Итак, Курицын-трикстер манипулирует публикой, заставляя ее поддаваться на более-менее очевидные провокации. И это — активная сторона нашего героя. Но он — владелец физического тела, подчас непослушного, и сознания, подчас искаженного. И если трикстер ломает мир, то и мир ломает трикстера. “Уикли” полнятся записями о том, что реальность проделывает с человеком Курицыным. Порой это забавно, порой вызывает искреннее сочувствие к герою. То герой находит на улице пистолет и тут же попадается на глаза милицейскому патрулю, то сбегает от похотливой итальянской славистки, коллекционирующей акты с русскими литераторами, то, не в силах слушать на каком-то вечере высокую литературу, вдрызг напивается у барной стойки.
Что-то — бытовая мелочь, что-то может дать целое ответвление в авантюрном романе.
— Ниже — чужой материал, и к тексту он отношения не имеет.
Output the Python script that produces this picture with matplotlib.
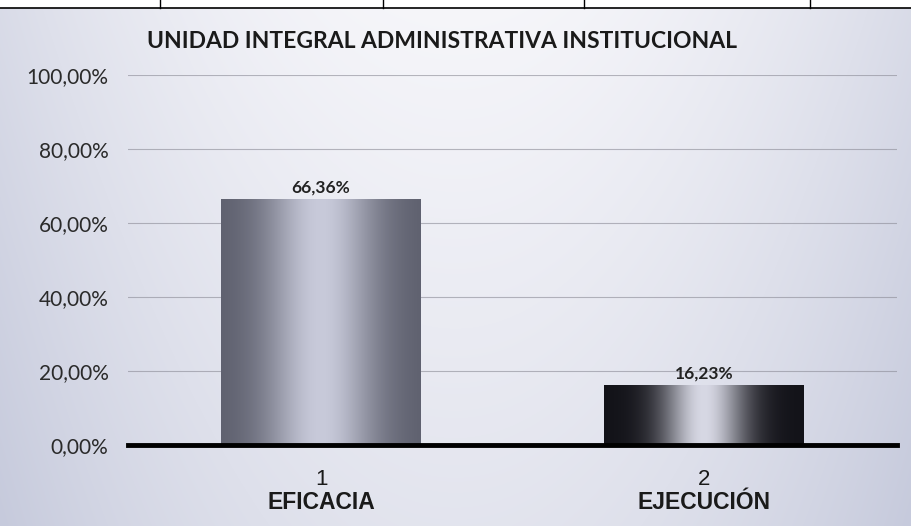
import numpy as np
import matplotlib
matplotlib.use("Agg")
from matplotlib import pyplot as plt
from matplotlib.ticker import FuncFormatter

# chart data
categorias = ["EFICACIA", "EJECUCIÓN"]
numeros = ["1", "2"]
valores = [66.36, 16.23]
etiquetas = ["66,36%", "16,23%"]
titulo = "UNIDAD INTEGRAL ADMINISTRATIVA INSTITUCIONAL"
yticks = [0, 20, 40, 60, 80, 100]

fig = plt.figure(figsize=(9.11, 5.26), dpi=100)

# scanned background: bluish grey with a lighter centre
bg = fig.add_axes([0, 0, 1, 1], zorder=-10)
h, w = 526, 911
xx = np.linspace(-1, 1, w)[None, :]
yy = np.linspace(0, 1, h)[:, None]
light = np.clip(1 - 0.6 * xx**2 - 0.4 * yy, 0, 1)
edge = np.array([198, 202, 220]) / 255
centre = np.array([246, 246, 250]) / 255
img = edge + (centre - edge) * light[..., None]
img[:8, :, :] = 1.0
bg.imshow(img, aspect="auto", extent=[0, 1, 0, 1], origin="upper")
bg.axis("off")
bg.set_xlim(0, 1)
bg.set_ylim(0, 1)
# table border at the top of the scan
bg.axhline(1 - 8 / 526, color="black", lw=1.2)
for xv in [160, 383, 584, 810]:
    bg.plot([xv / 911, xv / 911], [1, 1 - 8 / 526], color="black", lw=1)

ax = fig.add_axes([128 / 911, 81 / 526, 769 / 911, 370 / 526])
ax.patch.set_alpha(0)
x = np.arange(len(valores))
bars = ax.bar(x, valores, width=0.522, color="none", zorder=3)

# horizontal gradients: dark edges, light middle
perfiles = [
    (np.array([92, 94, 108]), np.array([200, 202, 218]), 0.55),
    (np.array([18, 18, 24]), np.array([215, 216, 228]), 0.42),
]
t = np.linspace(-1, 1, 200)
for b, (oscuro, claro, ancho) in zip(bars, perfiles):
    k = np.exp(-(t / ancho) ** 2)
    row = (oscuro + (claro - oscuro) * k[:, None]) / 255
    grad = np.repeat(row[None, :, :], 2, axis=0)
    x0, y0 = b.get_x(), b.get_y()
    im = ax.imshow(grad, aspect="auto", extent=[x0, x0 + b.get_width(), y0, y0 + b.get_height()],
                   zorder=3, interpolation="bilinear")
    im.set_clip_path(b)

for xi, v, lab in zip(x, valores, etiquetas):
    ax.text(xi, v + 1.0, lab, ha="center", va="bottom", fontsize=12.5, fontweight="bold",
            family="Lato", color="#222222")

ax.set_xlim(-0.504, 1.504)
ax.set_ylim(0, 100)
ax.set_yticks(yticks)
ax.yaxis.set_major_formatter(FuncFormatter(lambda v, p: ("%.2f" % v).replace(".", ",") + "%"))
ax.grid(axis="y", color="#8a8a95", lw=0.8, alpha=0.6, zorder=0)
ax.set_xticks(x)
ax.set_xticklabels([])
ax.tick_params(length=0)
for lab in ax.get_yticklabels():
    lab.set_family("Lato")
    lab.set_fontsize(15)
    lab.set_color("#2a2a2a")
ax.tick_params(axis="y", pad=14)
for s in ["top", "right", "left"]:
    ax.spines[s].set_visible(False)
ax.spines["bottom"].set_linewidth(3.5)
ax.spines["bottom"].set_color("black")
ax.spines["bottom"].set_zorder(5)

for xi, n, c in zip(x, numeros, categorias):
    ax.text(xi, -9.3, n, ha="center", va="center", fontsize=16, family="Liberation Sans",
            color="#1a1a1a")
    ax.text(xi, -15.6, c, ha="center", va="center", fontsize=16.5, fontweight="bold",
            family="Liberation Sans", color="#1a1a1a")

fig.text(442 / 911, 1 - 42 / 526, titulo, ha="center", va="center", fontsize=16.5,
         fontweight="bold", family="Lato", color="#1a1a1a")

fig.savefig("out.png", dpi=100)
Но нет, не дает, протекает сквозь пальцы. Идиотские события время от времени происходят со всеми нами, но далеко не каждый готов сделать из этого предмет для письма. А если и делает, то получается либо меланхолическая притча в стилистике Довлатова, либо та разновидность “новой искренности”, что говорит: ребята, ничего в жизни возвышенного нет, есть только сор и растет из него такой же сор. Прелесть курицынского подхода к подобным анекдотцам — в их совершеннейшем равновесии и равноправии с сугубо литературными рассуждениями. Воистину всё — системы знаков, что Букеровская премия, что странствия по Питеру в алкогольном бреду. В линейности записей это элементы одной цепи, лишенные иерархических отличий.
Здесь бы самое время сказать об ортодоксальной верности Курицына постмодернистскому мировоззрению, но не скажу. Дело не в соблюдении тех или иных принципов, но в том, что весьма произвольный кусок жизни нашего героя выстраивается в замысловатый приключенческий сюжет. Настаиваю: “Курицын-Weekly”, вне первоначальных задач этой сетевой хроники, предстает не столько источником сведений о недавно минувших временах, сколько эдаким лирическим дневником трикстера — ведь может и у трикстера быть лирический дневник. Все равно это не повредит его трикстерскому началу, все равно никто не поверит, что это всерьез.
1 См. udaff.com и проч. подобные ресурсы.